Mars Wobbles Created Climate Swings
Sequences of cyclic sedimentary rock layers exposed in an unnamed crater (located at 8N, 353E) in Arabia Terra, Mars.
Credit: Topography: Caltech; HiRISE Images: NASA/JPL/Univ. of Arizona

New images of rock layers at Mars' surface have given scientists evidence of climate swings on ancient Mars that were driven by the wobbling of the red planet's axis ? the same mechanism that causes Earth's ice age cycles.

The stereo topographic maps of rock outcrops within four craters of Mars' Arabia Terra region were obtained by the high-resolution camera onboard NASA's Mars Reconnaissance Orbiter, which is still circling the planet.

The team looked at the layering of deposits of sedimentary rocks in the outcrops to see if they could discern any patterns. The layers were a few meters (yards) to tens of meters thick. At Becquerel crater, the researchers found an alternating pattern of layers within layers that suggests that each one formed over a period of about 100,000 years as a result of cyclical climate changes.

These cycles are a result of the changing degree of tilt of Mars' orbital axis, the imaginary line running between a planet's two poles around which it rotates, said study leader Kevin Lewis, a graduate student at Caltech.

"Due to the scale of the layers, small variations in Mars's orbit are the best candidate for the implied climate changes," Lewis said. "These are the very same changes that have been shown to set the pacing of ice ages on the Earth and can also lead to cyclic layering of sediments."

The study is detailed in the Dec. 5 issue of the journal Science.

Changing tilts

The tilt of Earth on its axis varies between 22.1 and 24.5 degrees over a 41,000-year period. That seemingly small variation leads to large changes in the amount of sunlight reaching the polar regions of Earth ? when less sunlight reaches the poles, more ice can accumulate there, leading to ice ages that can last thousands of years.

Mars' tilt has more variation than Earth's, wobbling by tens of degrees over a 100,000-year cycle, which can produce even more dramatic changes in climate. When Mars' axial tilt, or obliquity, has been low, the poles have been the coldest places on the planet, which has resulted in atmospheric changes that can impact how material is deposited.

And when the poles are colder, water and carbon dioxide in the atmosphere migrate pole-ward where they are locked up as ice. When the obliquity is higher though, the poles get more sunlight and the water and carbon dioxide migrate way.

"If you move carbon dioxide away from the poles, the atmospheric pressure would increase, which may cause a difference in the ability of winds to transport and deposit sand," said study team member Oded Aharonson, also of Caltech. This could change the rate at which material is deposited on the Martian surface.

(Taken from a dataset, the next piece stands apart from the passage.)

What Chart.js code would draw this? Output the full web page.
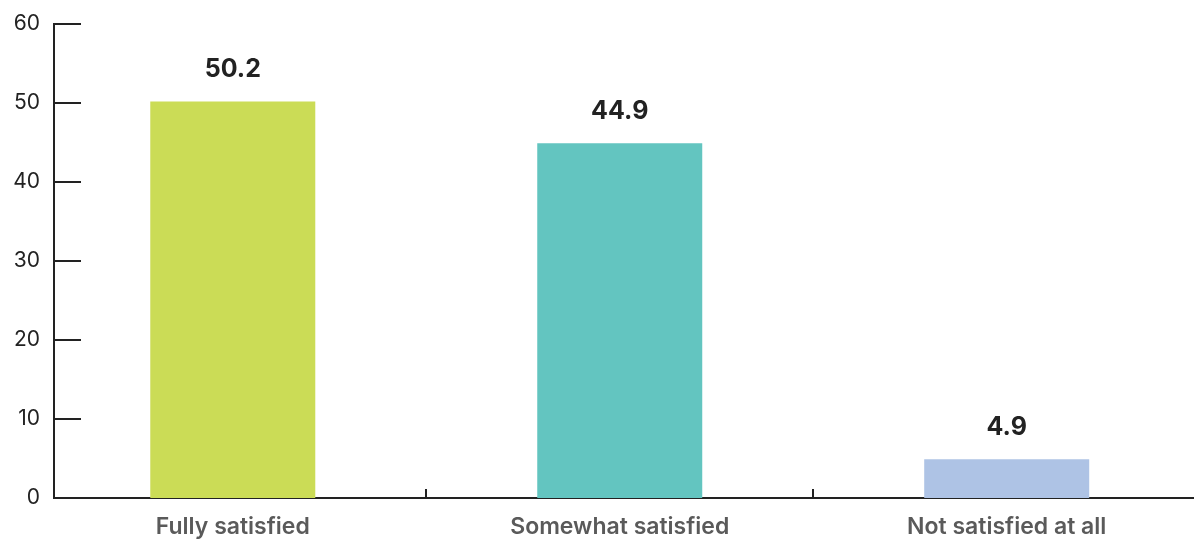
<!DOCTYPE html>
<html>
<head>
<meta charset="utf-8">
<script src="https://cdn.jsdelivr.net/npm/chart.js@4/dist/chart.umd.min.js"></script>
<style>
  html, body { margin: 0; padding: 0; background: #ffffff; }
  #wrap { width: 1194px; height: 541px; }
</style>
</head>
<body>
<div id="wrap"><canvas id="c" width="1194" height="541"></canvas></div>
<script>
// Satisfaction survey results (%)
const categories = ['Fully satisfied', 'Somewhat satisfied', 'Not satisfied at all'];
const values = [50.2, 44.9, 4.9];
const barColors = ['#cbdc56', '#63c5c0', '#aec3e5'];
const yTicks = [0, 10, 20, 30, 40, 50, 60];

const INK = '#222222';

// Short tick marks: inward on the value axis, upward between categories
const axisMarks = {
  id: 'axisMarks',
  afterDraw(chart) {
    const { ctx, chartArea, scales } = chart;
    ctx.save();
    ctx.strokeStyle = INK;
    ctx.lineWidth = 2;
    ctx.beginPath();
    scales.y.ticks.forEach(t => {
      const py = Math.round(scales.y.getPixelForValue(t.value));
      ctx.moveTo(chartArea.left, py);
      ctx.lineTo(chartArea.left + 27, py);
    });
    for (let i = 0; i < categories.length - 1; i++) {
      const px = Math.round(scales.x.getPixelForValue(i + 0.5));
      ctx.moveTo(px, chartArea.bottom);
      ctx.lineTo(px, chartArea.bottom - 9);
    }
    ctx.stroke();
    ctx.restore();
  }
};

// Value labels above each bar
const valueLabels = {
  id: 'valueLabels',
  afterDatasetsDraw(chart) {
    const { ctx } = chart;
    const meta = chart.getDatasetMeta(0);
    ctx.save();
    ctx.fillStyle = INK;
    ctx.font = '700 25px Inter, "Liberation Sans", sans-serif';
    ctx.textAlign = 'center';
    ctx.textBaseline = 'middle';
    meta.data.forEach((bar, i) => {
      ctx.fillText(values[i].toFixed(1), bar.x, bar.y - 32);
    });
    ctx.restore();
  }
};

new Chart(document.getElementById('c'), {
  type: 'bar',
  data: {
    datasets: [{
      data: values.map((v, i) => ({ x: i, y: v })),
      backgroundColor: barColors,
      borderWidth: 0,
      barPercentage: 0.4264,
      categoryPercentage: 1
    }]
  },
  options: {
    responsive: false,
    animation: false,
    layout: { padding: { top: 24, right: 0, left: 0, bottom: 0 } },
    plugins: { legend: { display: false }, tooltip: { enabled: false } },
    scales: {
      x: {
        type: 'linear',
        offset: false,
        min: -0.462,
        max: 2.484,
        grid: { display: false, drawTicks: false, offset: false },
        border: { display: true, color: INK, width: 2 },
        afterBuildTicks(scale) {
          scale.ticks = categories.map((_, i) => ({ value: i }));
        },
        ticks: {
          autoSkip: false,
          maxRotation: 0,
          padding: 15,
          color: '#5a5a5a',
          font: { family: 'Inter, "Liberation Sans", sans-serif', size: 23, weight: '600' },
          callback: (v) => categories[v]
        },
        afterFit(scale) {
          scale.height = 43;
          scale.paddingLeft = 0;
          scale.paddingRight = 0;
        }
      },
      y: {
        min: 0,
        max: 60,
        afterBuildTicks(scale) {
          scale.ticks = yTicks.map(v => ({ value: v }));
        },
        grid: { display: false, drawTicks: false },
        border: { display: true, color: INK, width: 2 },
        ticks: {
          padding: 14,
          color: INK,
          font: { family: 'Inter, "Liberation Sans", sans-serif', size: 21, weight: '400' }
        },
        afterFit(scale) {
          scale.width = 54;
          scale.paddingTop = 0;
          scale.paddingBottom = 0;
        }
      }
    }
  },
  plugins: [axisMarks, valueLabels]
});
</script>
</body>
</html>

The changing tilt would also affect the stability of any surface water, which would alter the potential for sand grains to stick together and cement into rock layers.

Million-year cycles

In addition to the apparent 100,000-year cycle of layering, every 10 layers in the craters were bundled together into larger units that correspond to a longer climate cycle of about one million years, the scientists found. In Becquerel crater, the 10-layer pattern is repeated at least 10 times.

The one-million-year cycle corresponds to a known pattern of change in Mars's obliquity caused by the dynamics of the solar system.

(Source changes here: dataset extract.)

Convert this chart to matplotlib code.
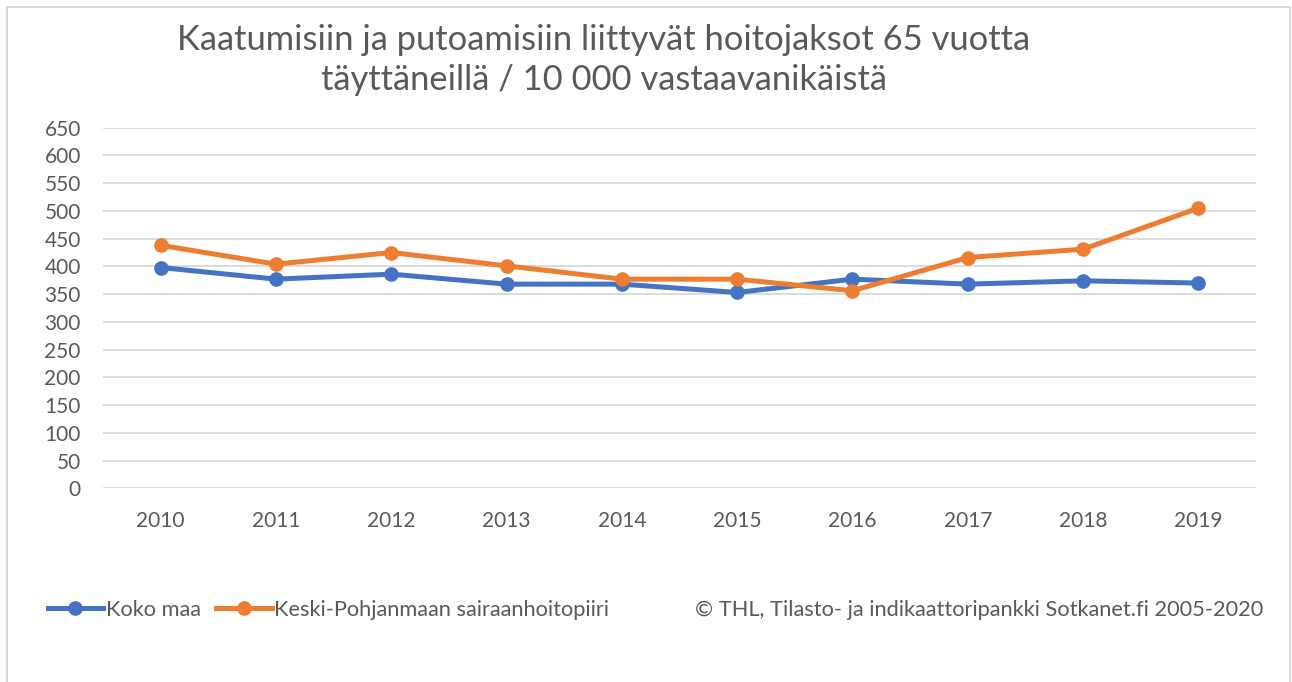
import matplotlib
matplotlib.use("Agg")
import matplotlib.pyplot as plt
from matplotlib.lines import Line2D
from matplotlib.patches import Rectangle

plt.rcParams["font.family"] = ["Lato", "DejaVu Sans"]

years = ["2010", "2011", "2012", "2013", "2014", "2015", "2016", "2017", "2018", "2019"]
koko_maa = [398, 377, 386, 368, 368, 353, 377, 368, 374, 370]
keski_pohjanmaa = [438, 404, 425, 401, 377, 377, 356, 416, 431, 505]

series_names = ["Koko maa", "Keski-Pohjanmaan sairaanhoitopiiri"]
title = "Kaatumisiin ja putoamisiin liittyvät hoitojaksot 65 vuotta\ntäyttäneillä / 10 000 vastaavanikäistä"
source = "© THL, Tilasto- ja indikaattoripankki Sotkanet.fi 2005-2020"

BLUE = "#4472C4"
ORANGE = "#ED7D31"
GRAY = "#595959"

W, H = 1292, 682
fig = plt.figure(figsize=(W / 100, H / 100), dpi=100)

# ulkoreunus
fig.patches.append(Rectangle((7 / W, -0.05), (1290 - 7) / W, 1.05 - 7 / H,
                             transform=fig.transFigure, fill=False,
                             edgecolor="#d9d9d9", linewidth=1.5))

ax = fig.add_axes([103 / W, 1 - 488.3 / H, (1256 - 103) / W, (488.3 - 127.7) / H])
x = range(len(years))
ax.plot(x, koko_maa, color=BLUE, linewidth=3.6, marker="o", markersize=9.5, zorder=3)
ax.plot(x, keski_pohjanmaa, color=ORANGE, linewidth=3.6, marker="o", markersize=9.5, zorder=4)

ax.set_xlim(-0.5, len(years) - 0.5)
ax.set_ylim(0, 650)
ax.set_yticks(range(0, 651, 50))
ax.set_xticks(list(x))
ax.set_xticklabels(years)
ax.grid(axis="y", color="#d9d9d9", linewidth=1.3)
ax.set_axisbelow(True)
for s in ax.spines.values():
    s.set_visible(False)
ax.tick_params(axis="both", length=0, colors=GRAY, labelsize=15)
ax.tick_params(axis="y", pad=16)
ax.tick_params(axis="x", pad=16)

fig.text(604 / W, 1 - 60 / H, title, ha="center", va="center", fontsize=24.8,
         color=GRAY, linespacing=1.34)

handles = [Line2D([], [], color=BLUE, linewidth=3.6, marker="o", markersize=9.5),
           Line2D([], [], color=ORANGE, linewidth=3.6, marker="o", markersize=9.5)]
fig.legend(handles, series_names, loc="center left", bbox_to_anchor=(28 / W, 1 - 610 / H),
           ncol=2, frameon=False, fontsize=15.7, labelcolor=GRAY,
           handlelength=2.55, handletextpad=0.12, columnspacing=0.7)

fig.text(1263 / W, 1 - 610 / H, source, ha="right", va="center", fontsize=15.7, color=GRAY)

fig.savefig("out.png", dpi=100)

Many geologic processes, in addition to changes in atmospheric density and surface water stability, could change with Mars' wobbling, so researchers can't tie the sediment layering patterns to any particular geologic processes. But, "a strength of the paper is that we can draw conclusions without having to specify the precise depositional process," Aharonson said.

"This study gives us a hint of how the ancient climate of Mars operated, and shows a much more predictable and regular environment than you would guess from other geologic features that indicate catastrophic floods, volcanic eruptions and impact events," Lewis said. "More work will be required to understand the full extent of the information contained within these natural geologic archives."